JAL also seems hesitant to end overlapping domestic flights. It may be concerned about service incongruity. But to Fukuoka and Sapporo from Tokyo, the flight time is under two hours - there is barely even an opportunity to offend. Not that Jetstar Japan would: Jetstar-JAL connecting passengers receive free luggage allowance on Jetstar and other perks, like lounge access. There could be improvements to better accommodate premium passengers but there is not considerable pressure: on JAL's 737-800, premium seats are in a 2-3 configuration, only one seat less than economy's 3-3.

If the logistics make sense, the restraint is probably on pride: JAL being seen as "giving up" routes to its low-cost arm. Even in a mature dual-brand strategy like Qantas-Jetstar, territoriality is high, but this seldom seeps out to the public. In Europe, the unions strike. JAL has an advantage over ANA. JAL and Jetstar Japan are slightly integrated. Besides the codesharing, JAL and Jetstar Japan jointly plan networks. ANA is hands off from Peach, with the two having no intent to interline, let alone codeshare. This is largely driven by Peach wanting to limit the involvement of high-cost ANA, which is only a minority shareholder.

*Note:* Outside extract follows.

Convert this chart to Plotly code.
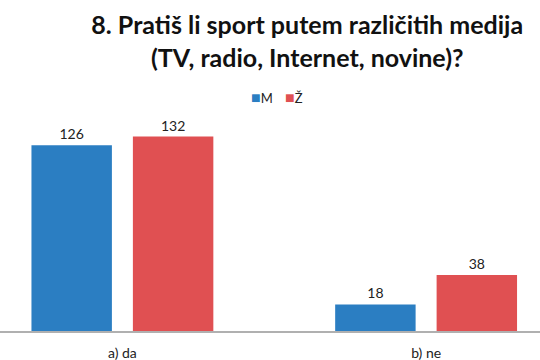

Likewise AirAsia Japan was distanced from ANA (a majority owner) but open to working with other AirAsia Group carriers. With the evolution of AirAsia Japan to Vanilla Air, and ANA becoming the full owner, the scenario may change. It is unclear what level of cooperation Vanilla will have with ANA. There could be reception to cooperation given than ANA intends for Vanilla Air to enter markets ANA has either abandoned or never served.

See related reports:

6) The LCCs are generating new passengers - is the tourism awake yet and able to respond?

In large LCC markets like Southeast Asia and Europe, LCCs were the missing link to connect passengers with inexpensive tourism infrastructure from hotels to restaurants. There was certainly an abundance of growth in lower-cost offerings once additional passengers arrived, many on LCCs. But that is not the case in Japan, where offerings are largely expensive. While it is true the "fly cheap, stay chic" maxim of taking a low-cost flight and then splurging on arrival is a trend, even moderate offerings in Japan are more expensive than in other markets. This is true from hotels to ground transport. Are LCCs the link to an expensive destination?

There are signs of change. Jetstar Japan partnered with a bus company to provide cheaper access to Narita airport, whose ground transport charges are notorious. Airports also received the memo and have constructed or are constructing low-cost facilities. But this needs to trickle down further. Capitalism and entrepreneurialism come into play, but nudges are good too.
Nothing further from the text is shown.